Terrific round-up of links at the World Around the Net blog. Here’s but a sample:
- William Randolph Hearst didn’t start the Spanish-American war, despite Citizen Kane. There zero evidence, and Hearst always denied it.
- Kennedy didn’t win the race based on his performance at the televised debate with Nixon, he only got a 2% bump in the polls, which is within the margin of error.
- Johnson probably never said “If I’ve lost Cronkite, I’ve lost America;” he wasn’t even watching the news when Walter Cronkite treacherously declared the Vietnam war (despite all evidence to the contrary) to have been lost. Johnson continued to be upbeat about the war and condemned people who called for withdrawal.
- For that matter, the Tet Offensive was a disastrous, ghastly defeat for the Viet Cong, which in effect ceased to exist after it because the US military totally obliterated them, reversing their temporary gains in a matter of days.

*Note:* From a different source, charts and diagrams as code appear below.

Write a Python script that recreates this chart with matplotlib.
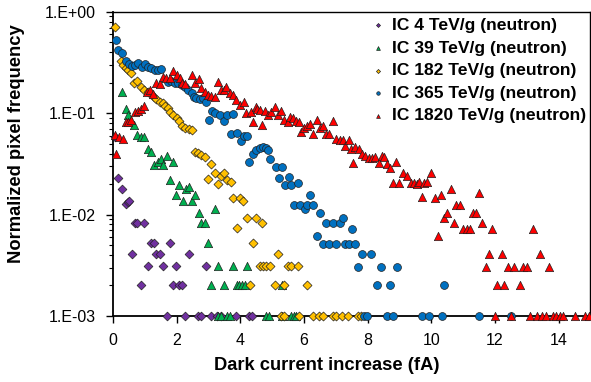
import matplotlib
matplotlib.use("Agg")
import matplotlib.pyplot as plt
from matplotlib.ticker import LogLocator, NullFormatter, FixedLocator, FixedFormatter

plt.rcParams['font.family'] = ['Liberation Sans', 'DejaVu Sans']

# ---------------- data ----------------
labels = ["IC 4 TeV/g (neutron)", "IC 39 TeV/g (neutron)", "IC 182 TeV/g (neutron)",
          "IC 365 TeV/g (neutron)", "IC 1820 TeV/g (neutron)"]

ic4_x = [0.06, 0.17, 0.29, 0.40, 0.46, 0.50, 0.59, 0.69, 0.77, 0.88, 0.98, 1.09, 1.19, 1.29,
         1.37, 1.47, 1.59, 1.80, 1.88, 1.99, 2.07, 2.17, 2.40, 2.91,
         1.69, 2.28, 2.67, 2.78, 3.07, 3.28, 3.40, 3.88, 4.27, 4.38]
ic4_y = [0.058, 0.0228, 0.0178, 0.0127, 0.0133, 0.0137, 0.0041, 0.0083, 0.0083, 0.0020, 0.0083,
         0.0031, 0.0052, 0.0052, 0.0041, 0.0041, 0.0031, 0.0052, 0.0020, 0.0031, 0.0020, 0.0020,
         0.0041, 0.0031,
         0.001, 0.001, 0.001, 0.001, 0.001, 0.001, 0.001, 0.001, 0.001, 0.001]

ic39_x = [0.29, 0.40, 0.48, 0.67, 0.77, 0.88, 0.98, 1.09, 1.19, 1.29, 1.42, 1.50, 1.59, 1.69,
          1.88, 1.80, 1.97, 2.09, 2.19, 2.30, 2.40, 2.49, 2.59, 2.70, 2.78, 2.88, 2.99, 3.20,
          3.30, 3.78, 4.20, 3.09, 3.49, 3.89, 3.97, 4.05, 4.14, 5.30,
          3.30, 3.40, 3.59, 3.68, 4.80, 4.90, 5.32, 5.60, 5.68, 5.76]
ic39_y = [0.161, 0.109, 0.095, 0.076, 0.061, 0.058, 0.058, 0.044, 0.041, 0.031, 0.033, 0.035,
          0.0307, 0.038, 0.033, 0.022, 0.0157, 0.0197, 0.0135, 0.0178, 0.0188, 0.0135, 0.0157,
          0.0103, 0.0083, 0.0083, 0.0052, 0.01145, 0.0031, 0.0031, 0.0031, 0.0020, 0.0020,
          0.0020, 0.0020, 0.0020, 0.0020, 0.0020,
          0.001, 0.001, 0.001, 0.001, 0.001, 0.001, 0.001, 0.001, 0.001, 0.001]

ic182_x = [0.08, 0.25, 0.32, 0.40, 0.48, 0.56, 0.67, 0.77, 0.88, 0.98, 1.09, 1.19, 1.29, 1.37,
           1.47, 1.58, 1.65, 1.72, 1.79, 1.90, 2.00, 2.07, 2.18, 2.28, 2.38, 2.49, 2.57, 2.67,
           2.78, 2.88, 3.09, 2.99, 3.20, 3.30, 3.39, 3.49, 3.60, 3.70, 3.78, 3.99, 4.10, 4.20,
           4.49, 4.68, 3.89, 4.39, 5.18, 4.61, 4.71, 4.82, 4.94, 5.50, 5.60, 5.81, 4.30, 5.10,
           5.39, 6.09,
           5.29, 5.39, 5.86, 6.28, 6.49, 6.59, 6.91, 7.01, 7.20, 7.38, 7.70, 7.78]
ic182_y = [0.716, 0.324, 0.300, 0.282, 0.267, 0.248, 0.198, 0.208, 0.183, 0.170, 0.161, 0.154,
           0.146, 0.138, 0.130, 0.126, 0.119, 0.112, 0.102, 0.096, 0.089, 0.083, 0.0755, 0.0711,
           0.0695, 0.0684, 0.0418, 0.0403, 0.0388, 0.0373, 0.0314, 0.0223, 0.0255, 0.020, 0.024,
           0.0255, 0.022, 0.021, 0.0146, 0.0146, 0.0137, 0.0093, 0.0093, 0.0083, 0.0073, 0.0052,
           0.0041, 0.0031, 0.0031, 0.0031, 0.0031, 0.0031, 0.0031, 0.0031, 0.0020, 0.0020,
           0.0020, 0.0020,
           0.001, 0.001, 0.001, 0.001, 0.001, 0.001, 0.001, 0.001, 0.001, 0.001, 0.001, 0.001]

ic365_x = [0.09, 0.17, 0.29, 0.40, 0.50, 0.60, 0.69, 0.79, 0.90, 1.00, 1.09, 1.21, 1.32, 1.42,
           1.50, 1.73, 1.84, 1.94, 2.05, 2.17, 2.28, 2.36, 2.47, 2.55, 2.62, 2.73, 2.83, 2.94,
           3.01, 3.12, 3.22, 3.36, 3.49, 3.60, 3.77, 3.70, 3.91, 4.02, 4.12, 4.22, 4.29, 4.40,
           4.50, 4.61, 4.71, 4.82, 4.87, 4.95, 5.11, 5.30, 5.21, 5.40, 5.53, 5.61, 5.80, 5.70,
           5.89, 6.03, 6.11, 6.20, 6.30, 6.40, 6.51, 6.59, 6.70, 6.80, 6.91, 7.01, 7.12, 7.22,
           7.30, 7.41, 7.51, 7.61, 7.70, 7.82, 8.12, 8.31, 8.41, 8.71, 8.91, 10.41,
           7.90, 7.97, 8.60, 8.79, 9.71, 9.92, 10.33, 11.50, 12.50]
ic365_y = [0.529, 0.421, 0.391, 0.328, 0.305, 0.295, 0.300, 0.312, 0.288, 0.305, 0.288, 0.278,
           0.268, 0.268, 0.274, 0.205, 0.208, 0.200, 0.198, 0.190, 0.183, 0.170, 0.157, 0.146,
           0.141, 0.138, 0.141, 0.130, 0.086, 0.105, 0.100, 0.096, 0.084, 0.096, 0.098, 0.062,
           0.064, 0.053, 0.060, 0.060, 0.033, 0.040, 0.0434, 0.0457, 0.0468, 0.045, 0.0434,
           0.035, 0.0297, 0.0297, 0.0228, 0.0196, 0.0233, 0.0196, 0.0207, 0.01245, 0.01245,
           0.0113, 0.01245, 0.0156, 0.01245, 0.00615, 0.01045, 0.00513, 0.0083, 0.00513, 0.0083,
           0.00513, 0.0083, 0.0092, 0.00513, 0.00513, 0.00726, 0.00513, 0.00306, 0.00406,
           0.00406, 0.00202, 0.00306, 0.00202, 0.00306, 0.00202,
           0.001, 0.001, 0.001, 0.001, 0.001, 0.001, 0.001, 0.001, 0.001]

ic1820_x = [0.06, 0.09, 0.19, 0.32, 0.40, 0.48, 0.56, 0.69, 0.79, 0.88, 0.98, 1.06, 1.16, 1.26,
            1.37, 1.47, 1.58, 1.68, 1.79, 1.89, 2.00, 2.10, 2.17, 2.28, 2.49, 2.57, 2.70, 2.78,
            2.88, 2.99, 3.09, 3.20, 3.30, 3.39, 3.49, 3.56, 3.67, 3.77, 3.88, 3.98, 4.12, 4.19,
            4.33, 4.40, 4.48, 4.54, 4.61, 4.69, 4.78, 4.88, 4.98, 5.08, 5.18, 5.29, 5.39, 5.49,
            5.57, 5.67, 5.76, 5.84, 5.91, 6.01, 6.10, 6.20, 6.30, 6.40, 6.50, 6.59, 6.70, 6.79,
            6.90, 7.01, 7.12, 7.22, 7.30, 7.41, 7.47, 7.53, 7.62, 7.72, 7.83, 7.93, 8.03, 8.14,
            8.24, 8.35, 8.45, 8.53, 8.60, 8.71, 8.79, 8.89, 9.00, 9.12, 9.23, 9.36, 9.47, 9.54,
            9.62, 9.71, 9.78, 9.88, 9.99, 10.12, 10.20, 10.30, 10.41, 10.51, 10.62, 10.70, 10.79,
            10.90, 11.01, 11.11, 11.21, 11.30, 11.40, 11.50, 11.61, 11.71, 11.82, 11.92, 12.08,
            12.21, 12.30, 12.40, 12.60, 12.79, 12.89, 13.02, 13.21, 13.42, 13.70,
            12.00, 12.51, 13.11, 13.31, 13.49, 13.60, 13.83, 13.93, 14.03, 14.13, 14.51, 14.83,
            14.95]
ic1820_y = [0.0605, 0.040, 0.0585, 0.0553, 0.081, 0.0826, 0.086, 0.102, 0.105, 0.110, 0.119,
            0.163, 0.170, 0.154, 0.198, 0.193, 0.230, 0.225, 0.221, 0.258, 0.239, 0.221, 0.198,
            0.193, 0.239, 0.198, 0.218, 0.179, 0.161, 0.152, 0.149, 0.146, 0.202, 0.170, 0.170,
            0.183, 0.157, 0.152, 0.135, 0.121, 0.128, 0.100, 0.102, 0.0826, 0.116, 0.110, 0.108,
            0.077, 0.105, 0.096, 0.102, 0.116, 0.096, 0.104, 0.086, 0.0826, 0.091, 0.089, 0.084,
            0.0826, 0.0659, 0.071, 0.075, 0.079, 0.0625, 0.086, 0.0715, 0.075, 0.0625, 0.063,
            0.0845, 0.0555, 0.054, 0.054, 0.047, 0.054, 0.0444, 0.0326, 0.0468, 0.0441, 0.0397,
            0.0379, 0.036, 0.036, 0.0373, 0.0326, 0.0379, 0.0373, 0.0316, 0.0286, 0.0207, 0.0332,
            0.0207, 0.0255, 0.024, 0.0207, 0.0207, 0.020, 0.0211, 0.0148, 0.0207, 0.0211, 0.0259,
            0.0146, 0.00615, 0.0156, 0.0092, 0.0103, 0.0178, 0.0083, 0.01245, 0.01245, 0.0072,
            0.0072, 0.0072, 0.0103, 0.0103, 0.0164, 0.0083, 0.00306, 0.00406, 0.0072, 0.00202,
            0.00406, 0.00202, 0.00306, 0.00306, 0.00202, 0.00306, 0.00306, 0.0072, 0.00406,
            0.00306,
            0.001, 0.001, 0.001, 0.001, 0.001, 0.001, 0.001, 0.001, 0.001, 0.001, 0.001, 0.001,
            0.001]

ytick_vals = [1e-3, 1e-2, 1e-1, 1e0]
ytick_labels = ["1.E-03", "1.E-02", "1.E-01", "1.E+00"]
xtick_vals = [0, 2, 4, 6, 8, 10, 12, 14]

# ---------------- plot ----------------
fig = plt.figure(figsize=(5.91, 3.82), dpi=100)
ax = fig.add_axes([0.191, 0.173, 0.808, 0.796])

series = [
    (ic4_x, ic4_y, 'D', '#7030A0', 20),
    (ic39_x, ic39_y, '^', '#00B050', 36),
    (ic182_x, ic182_y, 'D', '#FFC000', 21),
    (ic365_x, ic365_y, 'o', '#0070C0', 32),
    (ic1820_x, ic1820_y, '^', '#FF0000', 36),
]
for (xs, ys, mk, col, sz), lab in zip(series, labels):
    ax.scatter(xs, ys, marker=mk, s=sz, c=col, edgecolors='#202020', linewidths=0.5,
               label=lab, clip_on=False, zorder=3)

ax.set_yscale('log')
ax.set_xlim(0, 15)
ax.set_ylim(1e-3, 1)
ax.yaxis.set_major_locator(FixedLocator(ytick_vals))
ax.yaxis.set_major_formatter(FixedFormatter(ytick_labels))
ax.yaxis.set_minor_locator(LogLocator(base=10, subs=range(2, 10)))
ax.yaxis.set_minor_formatter(NullFormatter())
ax.set_xticks(xtick_vals)
ax.tick_params(axis='both', which='major', labelsize=11.5, direction='out', length=5, width=1)
ax.tick_params(axis='y', which='minor', direction='out', length=3, width=0.8)
ax.tick_params(axis='x', pad=7)
ax.tick_params(axis='y', pad=7)
for sp in ax.spines.values():
    sp.set_linewidth(1.0)
ax.spines['left'].set_linewidth(1.3)
ax.spines['bottom'].set_linewidth(1.3)

ax.set_xlabel("Dark current increase (fA)", fontsize=13.2, fontweight='bold')
ax.xaxis.set_label_coords(0.448, -0.135)
ax.set_ylabel("Normalized pixel frequency", fontsize=13.2, fontweight='bold')
ax.yaxis.set_label_coords(-0.185, 0.565)

leg = ax.legend(loc='upper right', bbox_to_anchor=(1.012, 1.015), frameon=False,
                prop={'weight': 'bold', 'size': 12.6}, markerscale=0.45,
                handletextpad=0.35, labelspacing=0.42, borderaxespad=0.2, handlelength=0.8)

fig.savefig("out.png", dpi=100)
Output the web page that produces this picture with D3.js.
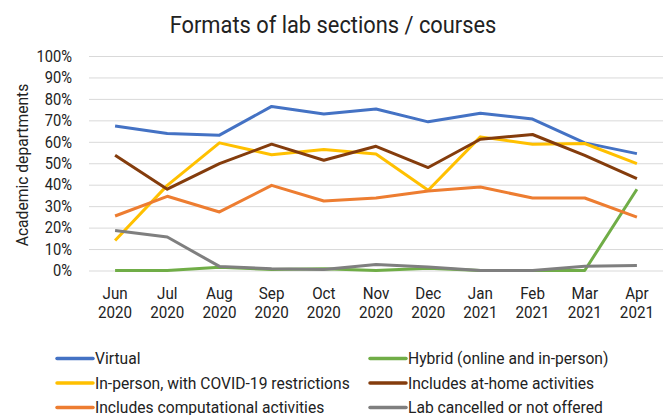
<!DOCTYPE html>
<html lang="en">
<head>
    <meta charset="utf-8">
    <title>Formats of lab sections</title>
    <script type="text/javascript" src="https://d3js.org/d3.v7.min.js"></script>
    <style>
        body { margin: 0; background: white; }
        text { font-family: Roboto, "Noto Sans", sans-serif; fill: #222; }
        .grid line { stroke: #d9d9d9; stroke-width: 1; }
        .tick text { font-size: 16.5px; }
    </style>
</head>
<body>
    <div id="chart"></div>
    <script type="text/javascript">
        // data
        const months = ["Jun", "Jul", "Aug", "Sep", "Oct", "Nov", "Dec", "Jan", "Feb", "Mar", "Apr"];
        const years = ["2020", "2020", "2020", "2020", "2020", "2020", "2020", "2021", "2021", "2021", "2021"];
        const yTicks = [0, 10, 20, 30, 40, 50, 60, 70, 80, 90, 100];

        const seriesNames = [
            "Virtual",
            "Hybrid (online and in-person)",
            "In-person, with COVID-19 restrictions",
            "Includes at-home activities",
            "Includes computational activities",
            "Lab cancelled or not offered"
        ];
        const seriesColors = ["#4472c4", "#70ad47", "#ffc000", "#843c0c", "#ed7d31", "#7f7f7f"];

        const virtual = [67.4, 63.9, 63.1, 76.5, 73.0, 75.3, 69.3, 73.3, 70.6, 59.5, 54.5];
        const hybrid = [0, 0, 1.5, 0.5, 0.8, 0, 1.0, 0, 0, 0, 37.9];
        const inPerson = [14.0, 39.7, 59.5, 54.0, 56.4, 54.3, 37.4, 62.3, 58.9, 59.2, 49.8];
        const atHome = [53.7, 37.9, 49.8, 58.9, 51.4, 57.9, 48.0, 61.2, 63.4, 53.7, 42.8];
        const computational = [25.4, 34.6, 27.3, 39.7, 32.4, 33.8, 37.1, 38.9, 33.8, 33.8, 24.9];
        const cancelled = [18.7, 15.6, 1.9, 0.8, 0.5, 2.8, 1.6, 0, 0, 2.0, 2.3];

        const seriesValues = [virtual, hybrid, inPerson, atHome, computational, cancelled];

        const width = 668;
        const height = 415;
        const margin = {top: 56, right: 5, bottom: 145, left: 89};

        // the reference font is a condensed face, squeeze text horizontally round its anchor
        function condense(sel, k) {
            sel.each(function() {
                const ax = +this.getAttribute("x") || 0;
                d3.select(this).attr("transform", `translate(${ax * (1 - k)},0) scale(${k},1)`);
            });
        }

        const svg = d3.select("#chart")
            .append("svg")
            .attr("width", width)
            .attr("height", height);

        const x = d3.scaleBand()
            .domain(months.map((m, i) => i))
            .range([margin.left, width - margin.right]);

        const y = d3.scaleLinear()
            .domain([0, 100])
            .range([height - margin.bottom + 0.5, margin.top]);

        // title
        svg.append("text")
            .attr("x", 333)
            .attr("y", 33)
            .attr("text-anchor", "middle")
            .style("font-size", "24px")
            .text("Formats of lab sections / courses")
            .call(condense, 0.91);

        // gridlines + y labels
        const yAxis = svg.append("g")
            .attr("class", "grid")
            .attr("transform", `translate(${margin.left},0)`)
            .call(d3.axisLeft(y)
                .tickValues(yTicks)
                .tickSize(-(width - margin.left - margin.right))
                .tickPadding(17)
                .tickFormat(d => d + "%"));
        yAxis.select(".domain").remove();
        yAxis.selectAll(".tick text").call(condense, 0.89);

        // y axis title
        svg.append("text")
            .attr("transform", "translate(28,165) rotate(-90) scale(0.92,1)")
            .attr("text-anchor", "middle")
            .style("font-size", "17px")
            .text("Academic departments");

        // x labels, two lines
        const xAxis = svg.append("g")
            .attr("transform", `translate(0,${height - margin.bottom})`)
            .call(d3.axisBottom(x).tickSize(0).tickFormat(""));
        xAxis.select(".domain").remove();
        xAxis.selectAll(".tick").each(function(d) {
            const t = d3.select(this).append("text")
                .attr("text-anchor", "middle")
                .style("font-size", "16.5px");
            t.append("tspan").attr("x", 0).attr("y", 29).text(months[d]);
            t.append("tspan").attr("x", 0).attr("y", 48.5).text(years[d]);
            t.call(condense, 0.92);
        });

        // lines
        const line = d3.line()
            .x((d, i) => x(i) + x.bandwidth() / 2)
            .y(d => y(d));

        svg.append("g")
            .selectAll("path")
            .data(seriesValues)
            .enter()
            .append("path")
                .attr("d", d => line(d))
                .attr("fill", "none")
                .attr("stroke", (d, i) => seriesColors[i])
                .attr("stroke-width", 3)
                .attr("stroke-linejoin", "round");

        // legend
        const legend = svg.append("g")
            .selectAll("g")
            .data(seriesNames)
            .enter()
            .append("g")
                .attr("transform", (d, i) => `translate(${i % 2 === 0 ? 57 : 370},${358.5 + Math.floor(i / 2) * 24.5})`);

        legend.append("line")
            .attr("x1", 0)
            .attr("x2", 36)
            .attr("stroke", (d, i) => seriesColors[i])
            .attr("stroke-width", 3.5)
            .attr("stroke-linecap", "round");

        legend.append("text")
            .attr("x", 38)
            .attr("dy", "0.35em")
            .style("font-size", "17px")
            .text(d => d)
            .call(condense, 0.92);
    </script>
</body>
</html>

- The press didn’t bring Nixon down. Even Bob Woodward calls that horse(bleep). It was the special prosecutor and the supreme court, not the press, but the “heroic journalist” narrative is too sweet for the media to pass up.
- Following the Watergate scandal, there was supposedly a doubling of journalism students, making reporters hot for the first time in history… except that never happened. There was a very slight gain, but the doubling had already taken place.
As World Around the Net notes, “Just remember, having heard something all your life and had it repeated to you by people you trust doesn’t necessarily make them true.” Although reading their above list certainly brings me a distinct sense of deja vu, which I’ll chalk up to “Great Minds Think — and Link — Alike.”